Is it? 39 libraries that are 35 lines of code each or just define a bunch of functions that your code can then call optionally may well not take that long to parse. How many gems does the typical Rails application use? Libraries are the equivalent on the web, only someone else doesn't resolve the dependencies; you have to include the dependencies manually. Is it that surprising that people are using a variety of helper libraries to do ads, analytics, DOM manipulation, etc, etc? That's fairly standard for development.

I think saying we're “drowning in JavaScript” because we've gotten a lot better at modularizing our code instead of copy-pasting it from everywhere seems like lamenting the wrong part of the problem by far. I would rather every site include Google Analytics, DoubleClick, jQuery, and 10 jQuery UI plugins than be subjected to the cascade of security and functionality bugs folks would run into if everyone was trying to roll their own solution for everything. There are already enough with the use of common code.

Using libraries for third party code is good, and the fact that we're doing it is a step forward, not a step back. Now, there may be room for folks to choose the third party code more wisely, but that's a perennial problem when you're willing to use code that's already been written.


Sure, but it's a leaky abstraction. Downloading 30 .js files (and thus wait for 30/x HTTP roundtrips, where x is the number of allowed concurrent connections) before any javascript on the page can run is problematic unless you're adding extra complexity by using JS minification etc.


> and thus wait for 30/x HTTP roundtrips, where x is the number of allowed concurrent connections

Which is 1.

This is javascript here, not CSS or images. The default behaviour is to stop everything, download the script file (synchronously) then execute it (also synchronously) then resume. This means the default is to download then execute one JS file at a time (which is why you should always put your CSS files before your JS files).

Concurrent download (let alone out-of-order execution) have to be opted-in via specific attributes:

@async will queue script download (asynchronously) and execute it whenever it can once downloaded. Multiple @async scripts may be executed in any order, depending how fast they arrive and when the browser finally decides to exec them. It is supported in webkit-ish browsers, Firefox (>= 3.6) and MSIE >= 10

@defer will also queue script download but it guarantees the scripts will only be executed 1. between parsing and end DOMContentLoaded triggering, 2. in order. It is suported in webkit-ish browsers, Firefox (>= 3.5) and MSIE >= 10 (MSIE has had it since ~IE5, but as usual its behavior tends to be ill-defined and buggy)

(note: this is for <script src> tags in the downloaded source, not when they're dynamically inserted)


This isn't the case, I just verified it. A test.html page with <script src="dummy32k-a.js"> and another for dummy32k-b.js show as downloading concurrently in chrome devtools network timeline.

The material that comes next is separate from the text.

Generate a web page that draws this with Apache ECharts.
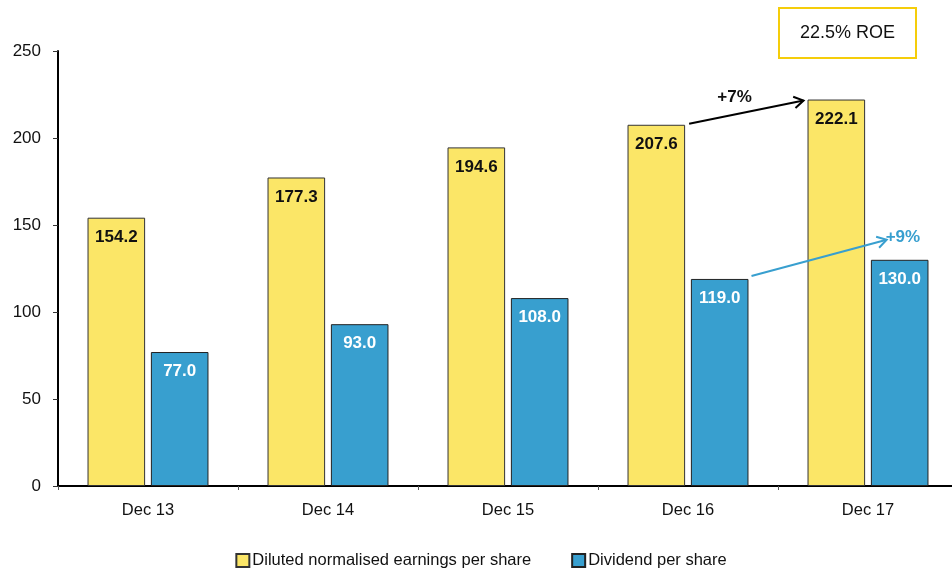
<!DOCTYPE html>
<html>
<head>
<meta charset="utf-8">
<title>EPS and dividend</title>
<script src="https://cdn.jsdelivr.net/npm/echarts@6/dist/echarts.min.js"></script>
<style>
  html, body { margin: 0; padding: 0; background: #fff; overflow: hidden; }
  #chart { width: 962px; height: 572px; }
</style>
</head>
<body>
<div id="chart"></div>
<script>
var years = ['Dec 13', 'Dec 14', 'Dec 15', 'Dec 16', 'Dec 17'];
var eps = [154.2, 177.3, 194.6, 207.6, 222.1];
var dps = [77.0, 93.0, 108.0, 119.0, 130.0];
var yTicks = [0, 50, 100, 150, 200, 250];

var FONT = '"Liberation Sans", Arial, sans-serif';
var YELLOW = '#fbe667';
var BLUE = '#389fcf';

var chart = echarts.init(document.getElementById('chart'));

var option = {
  animation: false,
  textStyle: { fontFamily: FONT },
  grid: { left: 58, top: 51, width: 900, height: 435, containLabel: false },
  legend: {
    top: 547,
    left: 'center',
    itemGap: 40,
    itemWidth: 13,
    itemHeight: 13,
    icon: 'rect',
    textStyle: { fontFamily: FONT, fontSize: 16.5, color: '#111', padding: [0, 0, 0, -2] },
    data: ['Diluted normalised earnings per share', 'Dividend per share']
  },
  xAxis: {
    type: 'category',
    data: years,
    axisLine: { lineStyle: { color: '#000', width: 2 } },
    axisTick: { show: true, length: 4, lineStyle: { color: '#555' } },
    axisLabel: { fontFamily: FONT, fontSize: 16.5, color: '#111', margin: 16 }
  },
  yAxis: {
    type: 'value',
    min: yTicks[0],
    max: yTicks[yTicks.length - 1],
    interval: 50,
    splitLine: { show: false },
    axisLine: { show: true, lineStyle: { color: '#000', width: 2 } },
    axisTick: { show: true, length: 5, lineStyle: { color: '#333' } },
    axisLabel: { fontFamily: FONT, fontSize: 17, color: '#111', margin: 17 }
  },
  series: [
    {
      name: 'Diluted normalised earnings per share',
      type: 'bar',
      data: eps,
      barWidth: '32%',
      barGap: '10%',
      itemStyle: { color: YELLOW, borderColor: '#333', borderWidth: 1 },
      label: {
        show: true, position: 'insideTop', distance: 11,
        fontFamily: FONT, fontSize: 17, fontWeight: 'bold', color: '#111',
        formatter: function (p) { return p.value.toFixed(1); }
      }
    },
    {
      name: 'Dividend per share',
      type: 'bar',
      data: dps,
      barWidth: '32%',
      itemStyle: { color: BLUE, borderColor: '#222', borderWidth: 1 },
      label: {
        show: true, position: 'insideTop', distance: 11,
        fontFamily: FONT, fontSize: 17, fontWeight: 'bold', color: '#fff',
        formatter: function (p) { return p.value.toFixed(1); }
      }
    }
  ]
};

chart.setOption(option);

// annotations placed from the axis scales
function px(idx, v) { return chart.convertToPixel({ gridIndex: 0 }, [idx, v]); }
var half = 180 * 0.32 / 2;      // half bar width in px
var off = 180 * 0.32 * 0.55;    // centre offset of each bar

var a1s = px(3, eps[3]); a1s = [a1s[0] - off + half + 4, a1s[1] - 1];
var a1e = px(4, eps[4]); a1e = [a1e[0] - off - half - 4, a1e[1] + 1];
var b1s = px(3, dps[3]); b1s = [b1s[0] + off + half + 3, b1s[1] - 3];
var b1e = px(4, dps[4]); b1e = [b1e[0] + off - 13, b1e[1] - 20];

function arrow(s, e, color) {
  var ang = Math.atan2(e[1] - s[1], e[0] - s[0]);
  var L = 11, w = 0.55;
  return [
    { type: 'line', z: 100, shape: { x1: s[0], y1: s[1], x2: e[0], y2: e[1] },
      style: { stroke: color, lineWidth: 2 } },
    { type: 'polyline', z: 100, shape: { points: [
        [e[0] - L * Math.cos(ang - w), e[1] - L * Math.sin(ang - w)],
        [e[0], e[1]],
        [e[0] - L * Math.cos(ang + w), e[1] - L * Math.sin(ang + w)] ] },
      style: { stroke: color, lineWidth: 2, fill: null } }
  ];
}

var g = [];
g = g.concat(arrow(a1s, a1e, '#000'));
g = g.concat(arrow(b1s, b1e, BLUE));
g.push({ type: 'text', z: 100, x: (a1s[0] + a1e[0]) / 2 - 29, y: (a1s[1] + a1e[1]) / 2 - 23,
  style: { text: '+7%', fontFamily: FONT, fontSize: 17, fontWeight: 'bold', fill: '#111' } });
g.push({ type: 'text', z: 100, x: b1e[0] - 1, y: b1e[1] - 11,
  style: { text: '+9%', fontFamily: FONT, fontSize: 17, fontWeight: 'bold', fill: BLUE } });
g.push({ type: 'rect', z: 100, shape: { x: 779, y: 8, width: 137, height: 50 },
  style: { fill: '#fff', stroke: '#f5cd0a', lineWidth: 2 } });
g.push({ type: 'text', z: 101, x: 847.5, y: 33,
  style: { text: '22.5% ROE', fontFamily: FONT, fontSize: 18, fill: '#111', align: 'center', verticalAlign: 'middle' } });

chart.setOption({ graphic: g });
</script>
</body>
</html>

It makes sense since the HTTP fetch order doesn't affect semantics as long as you obey the execution order from the page. Unless you're doing something very contrived, such as serving them as no-cache and generating different js dynamically from server side if a previous script has been requested...


Last I checked, browsers (chrome? firefox?) only allow 6 concurrent downloads from a web server. Do all resources load concurrently if you have seven large javascripts in a page?


I'm not sure it's a leaky abstraction per se. But there are definitely issues with it—issues things like the Google Closure Compiler try to deal with. One of them is this: eventually, Rails realized you should probably link your application to a particular version of a gem (see bundler), just like the Java world realized web apps probably shouldn't be resolving dependencies at runtime (see WAR files).

Right now, JS apps are often just serving the latest version of libraries for things like DoubleClick and Google Analytics. Google can update what they're serving at any time without letting you know. If you use a build system to bundle the library into your code, you lose the benefits the user could get from already having the library cached. If you don't, you're exposed to someone else's whims on library updates, and you add HTTP requests to boot.

The same goes for bundling something like jQuery into your app. You can bundle it in, but that data has to be sent downwire to the client when the JS goes down, even if it is just in one HTTP request. Or you can include it via CDN and a lot of users won't have to download it again, despite having to do an HTTP request. So it's all about choosing the right tradeoffs.

Also, JavaScript runs as it downloads, in page order. So you don't have to wait for all 30/X round trips, though you may have to wait for X round trips for the last file (in page order) to run. Then it becomes a matter of prioritizing what needs to load first. Naturally this is stuff we wish we didn't have to worry about, but worrying about bandwidth and latency and how and when and in what order things download has always been necessary for network applications, and I don't see that need going away anytime soon. I'd love to be proven wrong though :)


Most properly built sites are already combining the JS and minifying it. It's a largely solved problem that is automated with the right tools. Not much added complexity in it.


But most sites are NOT "properly built" the devs just cut and paste vast librarys (some times more than once) into every site!

Trust me on this I spent my last 3 years doing analysis on a large number of sites for one of the worlds major publishers.


Correctly. Nowadays most of the web application frameworks have a built-in concept of an "asset pipeline". You drop your javascripts and stylesheets in a specific folder, and when starting your application in a production environment, everything is concatenated, minified and optimized, so you have basically exactly one javascript file and one stylesheet file to download for your users.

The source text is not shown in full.